A few weeks ago, Lisa Bevere reposted something on Instagram that I cannot stop thinking about.  One of those moments where you think someone you don’t even know may be reading your mind.

See, in looking over the past year and all the change that had taken place in my life, physically and spiritually, I had been trying to “sum up”, so to speak, what I was feeling to my husband and, maybe, to myself.  So, here it is…

“2018 taught me to stop aspiring to sit at tables where I have to bring my own chair, squeeze in between folks, and repeatedly convince others why I should be there.  I learned to build a new table.  I hope you learned the same.”

I can’t recall my actual words when I read this statement, but it was probably something that I shouldn’t repeat in a blog post.  I would really love to tell you that I said something super spiritual like “Amen” but it was probably more like “Holy Crap” or, maybe, worse.  But, after my poor word choice, I’m pretty sure I said, “That’s it.  That’s exactly it.”

I feel like I’ve been caught in a time warp that I’ve actually gone through many times in my years as a woman.  It starts in middle school, probably, and I guess never really goes away.  It’s that thing that we women just do.  No one has to teach us.  We don’t need a class or a seminar.  We just know how…we know how to compare.

I guess men go through it too but, for some reason, women really, really get caught up in this horrible, dangerous ritual.

It’s a constant game of who’s who.

Things…houses, cars, clothing.

Bodies…waist size, hair color, boobs.

Marriage…none, one, many.

Children…none, one, many.

Then, there is this whole trap that the mother’s create about the behavior of the children.  I mean, what really bothers you when your children misbehave in public?  Is it really their behavior or how you think you are being judged by everyone else?  Ouch, I know!

And, to make matters worse, we have social media which is like adding gasoline to the fire for the comparison game.  I mean, how many times have you tidied up your living room or made your children move to the cleaner part of the house before you took that precious photo to post online?  I’m guilty.

Or, how many times have you had a crappy day and gotten on social media and looked at everyone else’s highlight reel?  Comparing your crappy day makes you feel what?  Like you’re losing – it makes you feel like you’re losing.

Why?  Because, we have created a game out of life.  Literally.  Have you ever played the game of “Life” – the board game?  Well, I have a few times lately because my son loves it.  And, you know what?  That game sucks…it really sucks.  I mean, it’s fun when you’re playing a nine-year-old but, I have to tell you it hits a little too close to home sometimes.  It’s you against the bank and all the other players just trying to survive and “win” the most money and the most things.
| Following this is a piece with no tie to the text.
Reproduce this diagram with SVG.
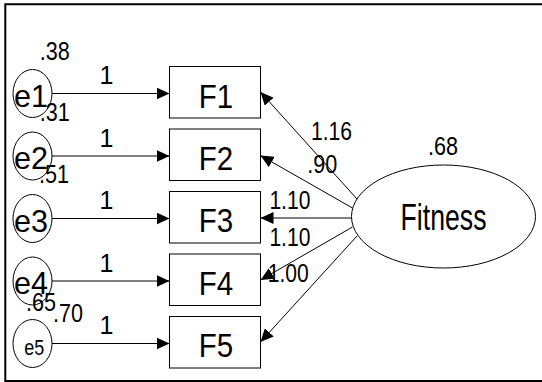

Now, I know by now you’re probably a little concerned about me because I appear really mad at someone or something.  Believe me, that’s not the case.  It’s just that, recently, I realized again, as I have so many times in my life, that this game that we play every where we go – work, school, the grocery store, daycare drop-off, online and even church – is absolutely stealing our joy, as Theodore Roosevelt meant when he so eloquently said, “Comparison is the thief of joy.”  But y’all, this game is also stealing our happiness, our contentment, our finances, our moments and, ultimately, costing us the life that we were meant to live.

John said, “the thief comes only to steal and kill and destroy” (John 10:10).  And, although I realize that our enemy tries to destroy us in many ways, this comparison game has to be a favorite.  See, the enemy – he has one desire.  Go back and read it again.  John said that he “only” comes to “steal and kill and destroy”.  That’s it.  He has one desire and, my friends, he knows that if you’re looking at someone else, you’ve lost your purpose.  You’re distracted.  And, if you can’t already tell, this makes me furious.  Why?  Because I’ve lived far too much of my life this way.  I’ve lost too many moments and wasted too much time.  This comparison game has cost me too much.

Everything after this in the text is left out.